Bronchial circulation plays a critical role in the pathophysiology of
burn and
smoke inhalation-induced
acute lung injury. A 10-fold increase in bronchial blood flow is associated with excessive production of
nitric oxide (NO) following
smoke inhalation and cutaneous
burn. Because an increased release of
neuropeptides from the airway has been implicated in
smoke inhalation injury, we hypothesized that direct delivery into the bronchial artery of low-dose
7-nitroindazole (7-NI), a specific neuronal
NO synthase inhibitor, would attenuate
smoke/
burn-induced
acute lung injury.
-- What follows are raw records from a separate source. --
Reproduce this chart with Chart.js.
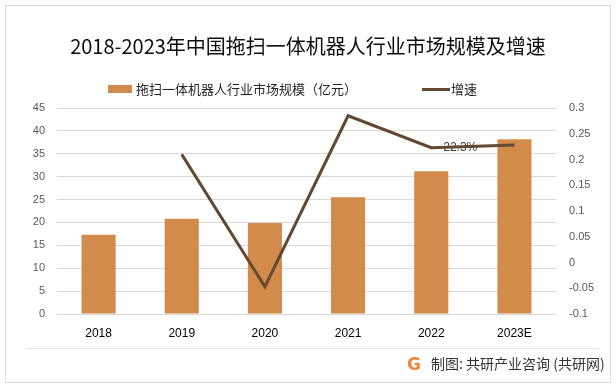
<!DOCTYPE html>
<html>
<head>
<meta charset="utf-8">
<script src="https://cdn.jsdelivr.net/npm/chart.js@4"></script>
<style>
  body { margin: 0; background: #fff; }
  #wrap { position: relative; width: 616px; height: 386px; background: #fff; overflow: hidden; }
  #frame { position: absolute; left: 5px; top: 5px; width: 604px; height: 376px; border: 1px solid #d9d9d9; }
  #chart { position: absolute; left: 0; top: 0; }
  .txt { position: absolute; font-family: "Noto Sans CJK SC", "Noto Sans", sans-serif; white-space: nowrap; }
  #title { left: 0; width: 616px; top: 33px; text-align: center; font-size: 20px; line-height: 26px; color: #0d0d0d; }
  .sw { position: absolute; }
  #sep { position: absolute; left: 27px; top: 348px; width: 572px; height: 1px; background: #e3e3e3; }
  #logo { position: absolute; left: 407px; top: 354px; font-family: "DejaVu Sans", sans-serif; font-weight: bold; font-size: 17px; line-height: 20px; color: #f0843a; }
</style>
</head>
<body>
<div id="wrap">
  <div id="frame"></div>
  <canvas id="chart" width="616" height="386"></canvas>
  <div class="txt" id="title">2018-2023年中国拖扫一体机器人行业市场规模及增速</div>
  <div class="sw" style="left:108px;top:85px;width:24px;height:8px;background:#d38b4c;"></div>
  <div class="txt" style="left:136px;top:80px;font-size:13px;line-height:18px;color:#262626;">拖扫一体机器人行业市场规模（亿元）</div>
  <div class="sw" style="left:422px;top:88px;width:28px;height:3px;background:#644831;"></div>
  <div class="txt" style="left:451px;top:80px;font-size:13px;line-height:18px;color:#262626;">增速</div>
  <div id="sep"></div>
  <div id="logo">G</div>
  <div class="txt" style="left:431px;top:353px;font-size:14px;line-height:20px;color:#333;">制图: 共研产业咨询 (共研网)</div>
</div>
<script>
const years = ['2018', '2019', '2020', '2021', '2022', '2023E'];
const marketSize = [17.3, 20.8, 19.9, 25.5, 31.2, 38.2];
const growth = [null, 0.21, -0.047, 0.285, 0.223, 0.228];
const growthLabels = [null, null, null, null, '22.3%', null];

const barColor = '#d38b4c';
const lineColor = '#644831';
const gridColor = '#d9d9d9';

// data label next to the growth point (only 2022 shows one)
const pointLabels = {
    id: 'pointLabels',
    afterDatasetDraw(chart, args) {
        if (args.index !== 0) return;
        const meta = chart.getDatasetMeta(1);
        const ctx = chart.ctx;
        ctx.save();
        ctx.font = '12px "Liberation Sans", Arial, sans-serif';
        ctx.fillStyle = '#404040';
        ctx.textAlign = 'left';
        ctx.textBaseline = 'middle';
        meta.data.forEach((pt, i) => {
            if (growthLabels[i]) ctx.fillText(growthLabels[i], pt.x + 12, pt.y);
        });
        ctx.restore();
    }
};

const ctx = document.getElementById('chart').getContext('2d');

new Chart(ctx, {
    type: 'bar',
    data: {
        labels: years,
        datasets: [
            {
                label: '拖扫一体机器人行业市场规模（亿元）',
                data: marketSize,
                backgroundColor: barColor,
                barPercentage: 0.41,
                categoryPercentage: 1,
                yAxisID: 'y',
                order: 1
            },
            {
                type: 'line',
                label: '增速',
                data: growth,
                borderColor: lineColor,
                borderWidth: 3,
                pointRadius: 0,
                tension: 0,
                yAxisID: 'y1',
                order: 0
            }
        ]
    },
    options: {
        responsive: false,
        animation: false,
        layout: {
            padding: { top: 108, bottom: 42, left: 0, right: 0 }
        },
        plugins: {
            legend: { display: false },
            tooltip: { enabled: false }
        },
        scales: {
            x: {
                grid: { display: false },
                border: { display: false },
                ticks: {
                    color: '#000',
                    padding: 4,
                    font: { family: '"Liberation Sans", Arial, sans-serif', size: 12 }
                },
                afterFit(scale) { scale.height = 30; }
            },
            y: {
                position: 'left',
                min: 0,
                max: 45,
                ticks: {
                    stepSize: 5,
                    color: '#595959',
                    padding: 12,
                    font: { family: '"Liberation Sans", Arial, sans-serif', size: 11 }
                },
                grid: { color: gridColor, drawTicks: false },
                border: { display: false },
                afterFit(scale) { scale.width = 57; }
            },
            y1: {
                position: 'right',
                min: -0.1,
                max: 0.3,
                ticks: {
                    stepSize: 0.05,
                    color: '#595959',
                    padding: 13,
                    font: { family: '"Liberation Sans", Arial, sans-serif', size: 11 },
                    callback: v => String(+v.toFixed(2))
                },
                grid: { drawOnChartArea: false, drawTicks: false },
                border: { display: false },
                afterFit(scale) { scale.width = 60; }
            }
        }
    },
    plugins: [pointLabels]
});
</script>
</body>
</html>
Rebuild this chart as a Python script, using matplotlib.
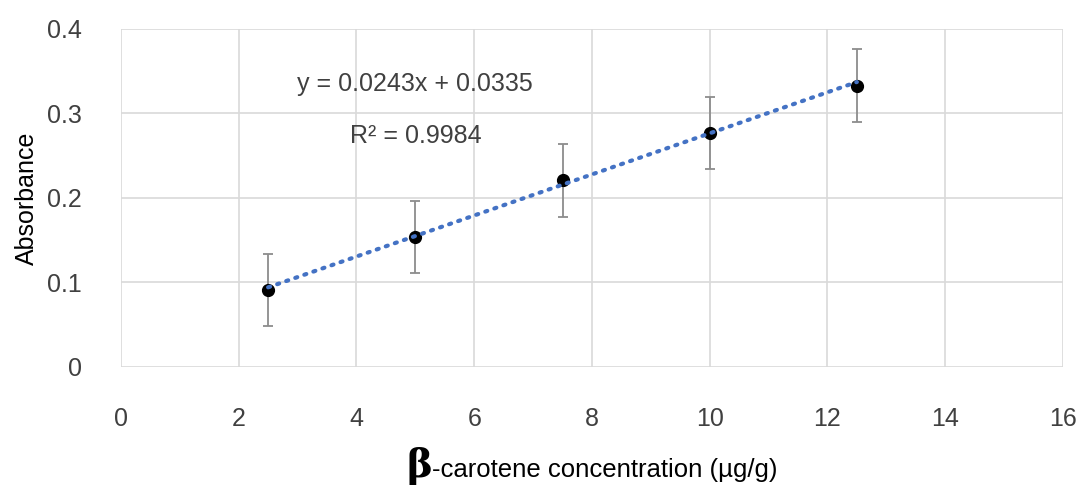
import matplotlib.pyplot as plt

plt.rcParams['font.family'] = ['Liberation Sans', 'DejaVu Sans']

conc = [2.5, 5, 7.5, 10, 12.5]
absorbance = [0.091, 0.154, 0.221, 0.277, 0.333]
err = [0.043, 0.043, 0.043, 0.043, 0.043]
slope = 0.0243
intercept = 0.0335

fig = plt.figure(figsize=(10.79, 4.93), dpi=100)
ax = fig.add_axes([0.1121, 0.2556, 0.8730, 0.6856])

ax.errorbar(conc, absorbance, yerr=err, fmt='none', ecolor='#8c8c8c',
            elinewidth=1.3, capsize=3.5, capthick=1.3, zorder=3)
ax.plot(conc, absorbance, 'o', color='black', markersize=8.5, zorder=4)

# linear trendline
fit_x = [conc[0], conc[-1]]
fit_y = [slope * x + intercept for x in fit_x]
ax.plot(fit_x, fit_y, color='#4472C4', linestyle=(0, (0.5, 1.8)),
        linewidth=3, dash_capstyle='round', zorder=5)

ax.text(5.0, 0.335, f'y = {slope}x + {intercept}', fontsize=18,
        color='#404040', ha='center', va='center')
ax.text(5.0, 0.273, 'R² = 0.9984', fontsize=18,
        color='#404040', ha='center', va='center')

ax.set_xlim(0, 16)
ax.set_ylim(0, 0.4)
ax.set_xticks(range(0, 17, 2))
ax.set_yticks([0, 0.1, 0.2, 0.3, 0.4])
ax.set_yticklabels(['0', '0.1', '0.2', '0.3', '0.4'])
ax.grid(True, color='#d9d9d9', linewidth=1.2)
ax.set_axisbelow(True)
for s in ax.spines.values():
    s.set_visible(False)
ax.tick_params(length=0, labelsize=18, colors='#404040')
ax.tick_params(axis='x', pad=29)
ax.tick_params(axis='y', pad=28)

ax.set_ylabel('Absorbance', fontsize=18, color='black', labelpad=6)

# x label with an enlarged beta
fig.text(0.4004, 0.033, 'β', fontsize=28, fontweight='bold',
         family=['DejaVu Serif'], ha='right', va='baseline')
fig.text(0.4004, 0.033, '-carotene concentration (µg/g)', fontsize=18.5,
         ha='left', va='baseline')

fig.savefig('out.png', dpi=100)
Eighteen adult female sheep were instrumented for chronic hemodynamic monitoring 5 to 7 days before the injury. The bronchial artery was cannulated via intercostal
thoracotomy, while blood flow was preserved.
Acute lung injury was induced by 40% total body surface area third-degree cutaneous
burn and
smoke inhalation (48 breaths of cotton
smoke, <40°C) under deep
anesthesia. Following injury, animals (35.4 ± 1.1 kg) were divided into three groups: (a) 7-NI group: 1 h after injury, 7-NI (0.01 mg · kg · h, 2 mL · h) was continuously infused into the bronchial artery, n = 6; (b) control group: 1 h after injury, same amount of saline was injected into the bronchial artery, n = 6; (c)
sham group: no injury, no treatment, same operation and
anesthesia, n = 6. After injury, all animals were ventilated and fluid resuscitated according to an established protocol. The experiment was conducted for 24 h. Injury induced severe pulmonary dysfunction, which was associated with increases in lung
edema formation,
airway obstruction,
malondialdehyde, and
nitrate/
nitrite.
7-Nitroindazole injection into the bronchial artery reduced the degree of lung
edema formation and improved pulmonary gas exchange. The increase in
malondialdehyde and
nitrate/
nitrite in lung tissue was attenuated by treatment. Our data strongly suggest that local airway production of NO contributes to pulmonary dysfunction following
smoke inhalation and
burn injury. Most mechanisms that drive this pathophysiology reside in the airway.